◆ EXERCISE AIM
Copy out exactly the lines from the first line of the material below through the line containing "Contracts ($) —", and nothing beyond them.

◆ RECORDED INFORMATION
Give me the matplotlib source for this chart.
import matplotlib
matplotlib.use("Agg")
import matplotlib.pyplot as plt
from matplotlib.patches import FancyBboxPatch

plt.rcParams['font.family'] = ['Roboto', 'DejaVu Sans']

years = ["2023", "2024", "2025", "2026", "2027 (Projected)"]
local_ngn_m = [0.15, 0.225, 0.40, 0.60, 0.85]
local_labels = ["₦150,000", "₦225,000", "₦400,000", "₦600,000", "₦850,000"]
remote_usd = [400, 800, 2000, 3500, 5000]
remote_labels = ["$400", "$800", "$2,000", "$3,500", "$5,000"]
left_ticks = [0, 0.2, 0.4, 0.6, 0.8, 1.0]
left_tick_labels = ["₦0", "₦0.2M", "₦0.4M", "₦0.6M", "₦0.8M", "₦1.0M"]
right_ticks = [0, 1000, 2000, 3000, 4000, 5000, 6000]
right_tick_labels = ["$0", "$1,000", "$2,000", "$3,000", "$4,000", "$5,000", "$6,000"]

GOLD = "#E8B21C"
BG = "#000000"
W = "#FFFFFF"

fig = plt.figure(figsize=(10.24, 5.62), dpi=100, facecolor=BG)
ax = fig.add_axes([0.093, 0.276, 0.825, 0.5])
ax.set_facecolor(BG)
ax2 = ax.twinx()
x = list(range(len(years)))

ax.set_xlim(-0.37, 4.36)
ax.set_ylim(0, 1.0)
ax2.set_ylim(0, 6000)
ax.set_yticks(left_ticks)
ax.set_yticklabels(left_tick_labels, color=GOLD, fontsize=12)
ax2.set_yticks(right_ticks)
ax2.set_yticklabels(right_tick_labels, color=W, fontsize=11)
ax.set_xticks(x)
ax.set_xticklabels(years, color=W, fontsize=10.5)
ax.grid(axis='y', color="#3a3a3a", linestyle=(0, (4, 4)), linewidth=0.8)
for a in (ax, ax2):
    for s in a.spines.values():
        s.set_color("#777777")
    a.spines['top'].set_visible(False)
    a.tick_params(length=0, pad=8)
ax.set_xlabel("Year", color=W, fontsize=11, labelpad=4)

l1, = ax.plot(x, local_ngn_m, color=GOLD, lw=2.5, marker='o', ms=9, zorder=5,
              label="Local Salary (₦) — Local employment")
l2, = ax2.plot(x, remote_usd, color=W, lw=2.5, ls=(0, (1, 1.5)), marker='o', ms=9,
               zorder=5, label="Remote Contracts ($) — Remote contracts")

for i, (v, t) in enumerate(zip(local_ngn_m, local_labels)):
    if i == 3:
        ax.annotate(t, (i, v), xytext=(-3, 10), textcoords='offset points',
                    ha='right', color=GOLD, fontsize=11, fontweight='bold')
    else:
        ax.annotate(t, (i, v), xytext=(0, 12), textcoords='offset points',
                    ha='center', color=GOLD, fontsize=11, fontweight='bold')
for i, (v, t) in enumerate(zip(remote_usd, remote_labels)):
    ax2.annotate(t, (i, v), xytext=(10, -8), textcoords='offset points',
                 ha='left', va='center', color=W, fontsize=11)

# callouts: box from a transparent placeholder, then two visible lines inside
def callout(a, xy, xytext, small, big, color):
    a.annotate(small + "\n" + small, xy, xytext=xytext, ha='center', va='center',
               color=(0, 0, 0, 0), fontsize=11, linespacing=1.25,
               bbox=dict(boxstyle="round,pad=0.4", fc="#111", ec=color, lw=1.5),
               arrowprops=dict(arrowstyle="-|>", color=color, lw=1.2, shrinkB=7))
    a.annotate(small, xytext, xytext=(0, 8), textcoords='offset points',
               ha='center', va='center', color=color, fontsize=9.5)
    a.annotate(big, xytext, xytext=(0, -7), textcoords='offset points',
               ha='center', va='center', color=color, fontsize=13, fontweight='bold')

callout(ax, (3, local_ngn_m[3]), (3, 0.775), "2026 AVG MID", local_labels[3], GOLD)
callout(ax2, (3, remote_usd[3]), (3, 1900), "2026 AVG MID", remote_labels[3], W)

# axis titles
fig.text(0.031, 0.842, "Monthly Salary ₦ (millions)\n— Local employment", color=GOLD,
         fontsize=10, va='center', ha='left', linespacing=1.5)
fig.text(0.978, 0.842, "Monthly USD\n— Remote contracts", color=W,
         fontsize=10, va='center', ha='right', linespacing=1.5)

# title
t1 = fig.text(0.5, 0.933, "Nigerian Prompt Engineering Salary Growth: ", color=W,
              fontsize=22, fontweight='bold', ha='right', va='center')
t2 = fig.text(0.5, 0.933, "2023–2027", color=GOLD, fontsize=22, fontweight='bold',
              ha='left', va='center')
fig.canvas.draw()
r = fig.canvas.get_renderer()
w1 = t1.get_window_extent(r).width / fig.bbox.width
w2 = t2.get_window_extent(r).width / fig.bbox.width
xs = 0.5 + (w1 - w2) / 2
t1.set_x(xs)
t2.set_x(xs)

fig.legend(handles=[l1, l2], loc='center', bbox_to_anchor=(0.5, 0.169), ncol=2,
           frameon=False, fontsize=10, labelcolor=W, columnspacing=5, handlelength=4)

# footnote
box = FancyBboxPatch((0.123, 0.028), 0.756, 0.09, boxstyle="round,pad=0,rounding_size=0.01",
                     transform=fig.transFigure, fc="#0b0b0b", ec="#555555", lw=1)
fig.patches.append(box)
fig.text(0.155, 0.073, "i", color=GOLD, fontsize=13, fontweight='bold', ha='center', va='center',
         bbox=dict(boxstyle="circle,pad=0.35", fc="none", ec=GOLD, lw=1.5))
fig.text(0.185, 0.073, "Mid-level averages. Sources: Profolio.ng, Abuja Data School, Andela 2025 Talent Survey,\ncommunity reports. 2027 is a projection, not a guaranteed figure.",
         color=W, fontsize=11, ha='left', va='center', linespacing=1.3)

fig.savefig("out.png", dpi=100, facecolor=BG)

◆ RESULT FOR THIS EXERCISE
Give me the matplotlib source for this chart.
import matplotlib
matplotlib.use("Agg")
import matplotlib.pyplot as plt
from matplotlib.patches import FancyBboxPatch

plt.rcParams['font.family'] = ['Roboto', 'DejaVu Sans']

years = ["2023", "2024", "2025", "2026", "2027 (Projected)"]
local_ngn_m = [0.15, 0.225, 0.40, 0.60, 0.85]
local_labels = ["₦150,000", "₦225,000", "₦400,000", "₦600,000", "₦850,000"]
remote_usd = [400, 800, 2000, 3500, 5000]
remote_labels = ["$400", "$800", "$2,000", "$3,500", "$5,000"]
left_ticks = [0, 0.2, 0.4, 0.6, 0.8, 1.0]
left_tick_labels = ["₦0", "₦0.2M", "₦0.4M", "₦0.6M", "₦0.8M", "₦1.0M"]
right_ticks = [0, 1000, 2000, 3000, 4000, 5000, 6000]
right_tick_labels = ["$0", "$1,000", "$2,000", "$3,000", "$4,000", "$5,000", "$6,000"]

GOLD = "#E8B21C"
BG = "#000000"
W = "#FFFFFF"

fig = plt.figure(figsize=(10.24, 5.62), dpi=100, facecolor=BG)
ax = fig.add_axes([0.093, 0.276, 0.825, 0.5])
ax.set_facecolor(BG)
ax2 = ax.twinx()
x = list(range(len(years)))

ax.set_xlim(-0.37, 4.36)
ax.set_ylim(0, 1.0)
ax2.set_ylim(0, 6000)
ax.set_yticks(left_ticks)
ax.set_yticklabels(left_tick_labels, color=GOLD, fontsize=12)
ax2.set_yticks(right_ticks)
ax2.set_yticklabels(right_tick_labels, color=W, fontsize=11)
ax.set_xticks(x)
ax.set_xticklabels(years, color=W, fontsize=10.5)
ax.grid(axis='y', color="#3a3a3a", linestyle=(0, (4, 4)), linewidth=0.8)
for a in (ax, ax2):
    for s in a.spines.values():
        s.set_color("#777777")
    a.spines['top'].set_visible(False)
    a.tick_params(length=0, pad=8)
ax.set_xlabel("Year", color=W, fontsize=11, labelpad=4)

l1, = ax.plot(x, local_ngn_m, color=GOLD, lw=2.5, marker='o', ms=9, zorder=5,
              label="Local Salary (₦) — Local employment")
l2, = ax2.plot(x, remote_usd, color=W, lw=2.5, ls=(0, (1, 1.5)), marker='o', ms=9,
               zorder=5, label="Remote Contracts ($) — Remote contracts")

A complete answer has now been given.